*TASK BRIEF*. Where a line holds the string "chart", return that line.

★ ★ ★ ★ ★ ★ ★

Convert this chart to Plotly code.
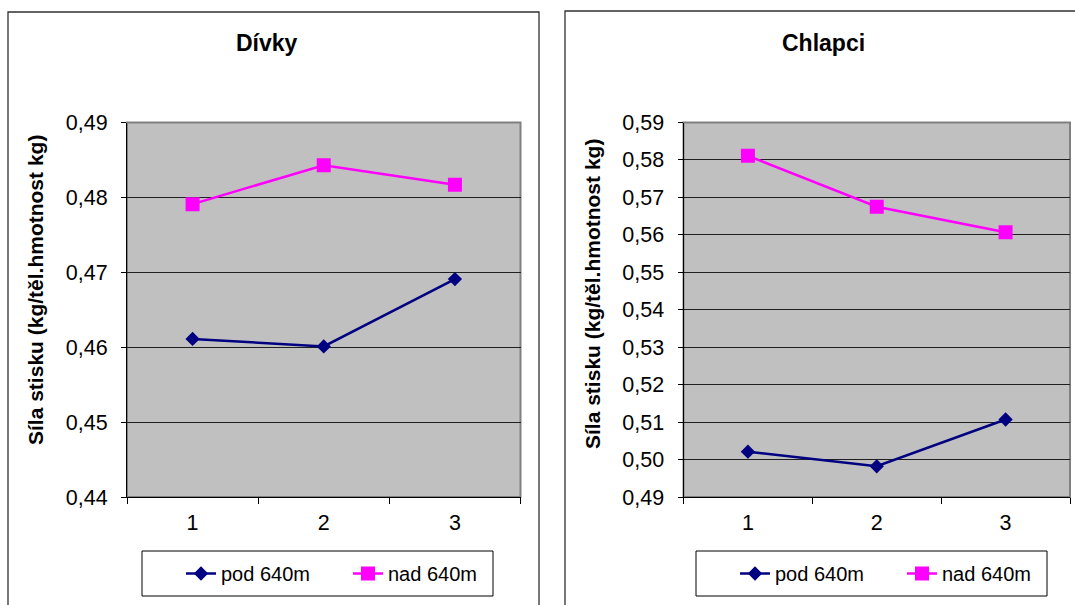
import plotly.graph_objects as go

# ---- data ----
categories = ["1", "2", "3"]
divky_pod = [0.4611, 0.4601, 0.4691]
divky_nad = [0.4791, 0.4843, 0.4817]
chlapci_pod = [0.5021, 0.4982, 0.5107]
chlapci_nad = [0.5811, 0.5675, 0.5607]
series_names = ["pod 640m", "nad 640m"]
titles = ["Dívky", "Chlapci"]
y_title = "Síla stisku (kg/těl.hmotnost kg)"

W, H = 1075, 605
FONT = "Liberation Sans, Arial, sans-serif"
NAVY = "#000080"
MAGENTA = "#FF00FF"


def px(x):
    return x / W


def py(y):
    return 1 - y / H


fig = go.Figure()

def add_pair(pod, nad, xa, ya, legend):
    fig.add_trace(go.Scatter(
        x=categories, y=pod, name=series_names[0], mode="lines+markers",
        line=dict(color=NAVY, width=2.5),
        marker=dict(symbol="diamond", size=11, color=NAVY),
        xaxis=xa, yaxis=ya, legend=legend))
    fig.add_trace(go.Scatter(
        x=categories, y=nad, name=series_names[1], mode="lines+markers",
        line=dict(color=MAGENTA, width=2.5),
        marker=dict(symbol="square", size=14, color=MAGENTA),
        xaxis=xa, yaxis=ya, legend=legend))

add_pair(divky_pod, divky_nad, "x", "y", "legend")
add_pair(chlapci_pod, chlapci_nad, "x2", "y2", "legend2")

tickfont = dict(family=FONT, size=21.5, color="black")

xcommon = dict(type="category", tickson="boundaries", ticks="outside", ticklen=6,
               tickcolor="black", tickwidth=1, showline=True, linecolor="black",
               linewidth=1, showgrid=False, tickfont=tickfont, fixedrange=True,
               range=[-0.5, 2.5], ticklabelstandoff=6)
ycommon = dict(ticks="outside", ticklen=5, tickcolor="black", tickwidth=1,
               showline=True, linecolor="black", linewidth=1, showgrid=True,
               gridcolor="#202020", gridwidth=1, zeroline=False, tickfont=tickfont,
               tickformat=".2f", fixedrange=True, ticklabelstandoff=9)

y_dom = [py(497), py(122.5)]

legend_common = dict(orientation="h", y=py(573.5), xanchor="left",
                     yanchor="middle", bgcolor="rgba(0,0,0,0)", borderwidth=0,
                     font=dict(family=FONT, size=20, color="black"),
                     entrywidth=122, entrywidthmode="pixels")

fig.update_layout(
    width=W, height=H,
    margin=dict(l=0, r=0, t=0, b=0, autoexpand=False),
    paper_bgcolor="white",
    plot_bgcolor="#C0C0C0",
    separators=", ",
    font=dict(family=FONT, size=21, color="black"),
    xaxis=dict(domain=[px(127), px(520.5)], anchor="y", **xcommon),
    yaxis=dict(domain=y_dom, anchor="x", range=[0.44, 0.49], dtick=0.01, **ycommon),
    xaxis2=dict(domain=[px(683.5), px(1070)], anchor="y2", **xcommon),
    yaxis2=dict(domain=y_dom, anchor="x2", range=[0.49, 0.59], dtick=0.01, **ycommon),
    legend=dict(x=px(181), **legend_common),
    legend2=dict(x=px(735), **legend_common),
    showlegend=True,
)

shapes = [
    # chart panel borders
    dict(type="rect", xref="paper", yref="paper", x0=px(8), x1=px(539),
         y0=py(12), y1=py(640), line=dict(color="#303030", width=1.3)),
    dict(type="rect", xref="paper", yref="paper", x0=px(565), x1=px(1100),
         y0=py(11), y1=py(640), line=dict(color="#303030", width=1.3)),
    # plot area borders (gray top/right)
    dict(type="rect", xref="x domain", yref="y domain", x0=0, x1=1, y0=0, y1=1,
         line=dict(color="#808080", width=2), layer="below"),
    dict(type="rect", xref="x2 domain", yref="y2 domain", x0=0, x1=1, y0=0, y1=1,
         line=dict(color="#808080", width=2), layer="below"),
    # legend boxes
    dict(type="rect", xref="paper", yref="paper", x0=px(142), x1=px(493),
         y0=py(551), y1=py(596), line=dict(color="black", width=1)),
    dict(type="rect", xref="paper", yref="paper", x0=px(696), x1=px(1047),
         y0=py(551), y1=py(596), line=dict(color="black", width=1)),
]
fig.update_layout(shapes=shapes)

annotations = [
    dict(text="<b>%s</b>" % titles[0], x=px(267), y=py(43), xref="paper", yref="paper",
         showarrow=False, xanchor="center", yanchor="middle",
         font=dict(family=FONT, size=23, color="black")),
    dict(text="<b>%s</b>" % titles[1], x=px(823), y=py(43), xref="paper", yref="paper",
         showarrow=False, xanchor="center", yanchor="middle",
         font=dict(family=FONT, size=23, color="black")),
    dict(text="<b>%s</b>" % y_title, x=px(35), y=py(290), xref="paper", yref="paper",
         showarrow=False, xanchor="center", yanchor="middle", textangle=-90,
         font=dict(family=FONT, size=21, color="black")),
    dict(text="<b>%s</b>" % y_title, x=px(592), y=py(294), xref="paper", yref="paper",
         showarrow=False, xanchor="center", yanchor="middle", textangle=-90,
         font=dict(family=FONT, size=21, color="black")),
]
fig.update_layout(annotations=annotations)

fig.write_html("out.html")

★ ★ ★ ★ ★ ★ ★

*SOLUTION FOR THIS TASK*.
Convert this chart to Plotly code.
    # chart panel borders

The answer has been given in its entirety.